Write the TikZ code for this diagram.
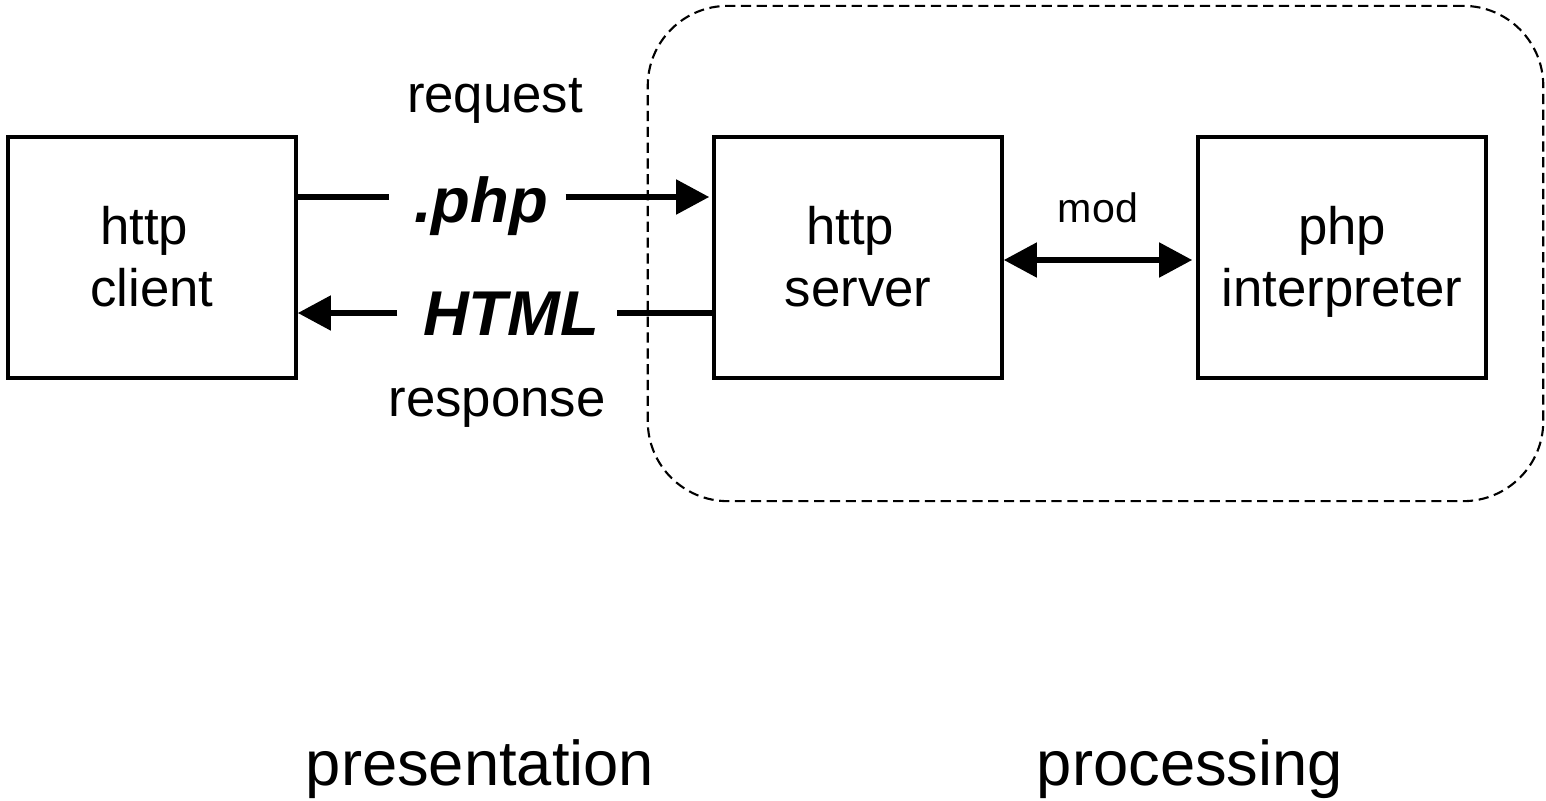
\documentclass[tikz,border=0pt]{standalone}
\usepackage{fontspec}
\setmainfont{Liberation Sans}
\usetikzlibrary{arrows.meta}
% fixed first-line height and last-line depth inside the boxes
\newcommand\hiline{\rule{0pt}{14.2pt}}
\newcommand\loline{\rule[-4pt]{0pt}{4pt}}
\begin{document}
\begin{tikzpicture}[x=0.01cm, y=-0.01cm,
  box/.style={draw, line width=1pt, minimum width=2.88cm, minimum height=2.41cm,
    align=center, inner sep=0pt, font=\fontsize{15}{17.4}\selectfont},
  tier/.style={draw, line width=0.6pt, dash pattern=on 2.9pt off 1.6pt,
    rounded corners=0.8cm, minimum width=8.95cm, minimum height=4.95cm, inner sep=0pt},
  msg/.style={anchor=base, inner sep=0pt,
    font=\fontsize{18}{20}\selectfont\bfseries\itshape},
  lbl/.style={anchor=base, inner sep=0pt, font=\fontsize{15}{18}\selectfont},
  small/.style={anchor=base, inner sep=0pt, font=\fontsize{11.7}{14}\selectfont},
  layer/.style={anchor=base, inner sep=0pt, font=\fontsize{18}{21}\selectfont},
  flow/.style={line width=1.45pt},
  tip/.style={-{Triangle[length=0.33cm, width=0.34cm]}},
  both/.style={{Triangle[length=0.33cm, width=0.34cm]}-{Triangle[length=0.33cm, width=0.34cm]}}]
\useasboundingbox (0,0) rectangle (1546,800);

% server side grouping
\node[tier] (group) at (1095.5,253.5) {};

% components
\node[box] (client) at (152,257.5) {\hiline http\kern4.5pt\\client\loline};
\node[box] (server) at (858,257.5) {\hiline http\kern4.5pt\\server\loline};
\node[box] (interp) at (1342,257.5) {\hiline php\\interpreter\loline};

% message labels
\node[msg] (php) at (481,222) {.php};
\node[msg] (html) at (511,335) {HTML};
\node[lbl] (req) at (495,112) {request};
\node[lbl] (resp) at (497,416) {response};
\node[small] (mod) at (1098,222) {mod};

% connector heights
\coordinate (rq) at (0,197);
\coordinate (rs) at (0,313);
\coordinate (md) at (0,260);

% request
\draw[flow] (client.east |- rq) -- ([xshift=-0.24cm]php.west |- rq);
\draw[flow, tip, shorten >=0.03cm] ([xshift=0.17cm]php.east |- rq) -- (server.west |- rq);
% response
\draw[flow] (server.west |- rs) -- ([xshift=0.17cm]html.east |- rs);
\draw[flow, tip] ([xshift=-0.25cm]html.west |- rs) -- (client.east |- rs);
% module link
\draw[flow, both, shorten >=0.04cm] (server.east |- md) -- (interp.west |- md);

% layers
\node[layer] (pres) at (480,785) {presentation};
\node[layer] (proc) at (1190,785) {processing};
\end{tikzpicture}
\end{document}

**WHAT YOU SHOULD DO**
Exactly as written, return every line of the listing, but not the pictures.

**FINAL RESULT**
Write the TikZ code for this diagram.
\documentclass[tikz,border=0pt]{standalone}
\usepackage{fontspec}
\setmainfont{Liberation Sans}
\usetikzlibrary{arrows.meta}
% fixed first-line height and last-line depth inside the boxes
\newcommand\hiline{\rule{0pt}{14.2pt}}
\newcommand\loline{\rule[-4pt]{0pt}{4pt}}
\begin{document}
\begin{tikzpicture}[x=0.01cm, y=-0.01cm,
  box/.style={draw, line width=1pt, minimum width=2.88cm, minimum height=2.41cm,
    align=center, inner sep=0pt, font=\fontsize{15}{17.4}\selectfont},
  tier/.style={draw, line width=0.6pt, dash pattern=on 2.9pt off 1.6pt,
    rounded corners=0.8cm, minimum width=8.95cm, minimum height=4.95cm, inner sep=0pt},
  msg/.style={anchor=base, inner sep=0pt,
    font=\fontsize{18}{20}\selectfont\bfseries\itshape},
  lbl/.style={anchor=base, inner sep=0pt, font=\fontsize{15}{18}\selectfont},
  small/.style={anchor=base, inner sep=0pt, font=\fontsize{11.7}{14}\selectfont},
  layer/.style={anchor=base, inner sep=0pt, font=\fontsize{18}{21}\selectfont},
  flow/.style={line width=1.45pt},
  tip/.style={-{Triangle[length=0.33cm, width=0.34cm]}},
  both/.style={{Triangle[length=0.33cm, width=0.34cm]}-{Triangle[length=0.33cm, width=0.34cm]}}]
\useasboundingbox (0,0) rectangle (1546,800);

% server side grouping
\node[tier] (group) at (1095.5,253.5) {};

% components
\node[box] (client) at (152,257.5) {\hiline http\kern4.5pt\\client\loline};
\node[box] (server) at (858,257.5) {\hiline http\kern4.5pt\\server\loline};
\node[box] (interp) at (1342,257.5) {\hiline php\\interpreter\loline};

% message labels
\node[msg] (php) at (481,222) {.php};
\node[msg] (html) at (511,335) {HTML};
\node[lbl] (req) at (495,112) {request};
\node[lbl] (resp) at (497,416) {response};
\node[small] (mod) at (1098,222) {mod};

% connector heights
\coordinate (rq) at (0,197);
\coordinate (rs) at (0,313);
\coordinate (md) at (0,260);

% request
\draw[flow] (client.east |- rq) -- ([xshift=-0.24cm]php.west |- rq);
\draw[flow, tip, shorten >=0.03cm] ([xshift=0.17cm]php.east |- rq) -- (server.west |- rq);
% response
\draw[flow] (server.west |- rs) -- ([xshift=0.17cm]html.east |- rs);
\draw[flow, tip] ([xshift=-0.25cm]html.west |- rs) -- (client.east |- rs);
% module link
\draw[flow, both, shorten >=0.04cm] (server.east |- md) -- (interp.west |- md);

% layers
\node[layer] (pres) at (480,785) {presentation};
\node[layer] (proc) at (1190,785) {processing};
\end{tikzpicture}
\end{document}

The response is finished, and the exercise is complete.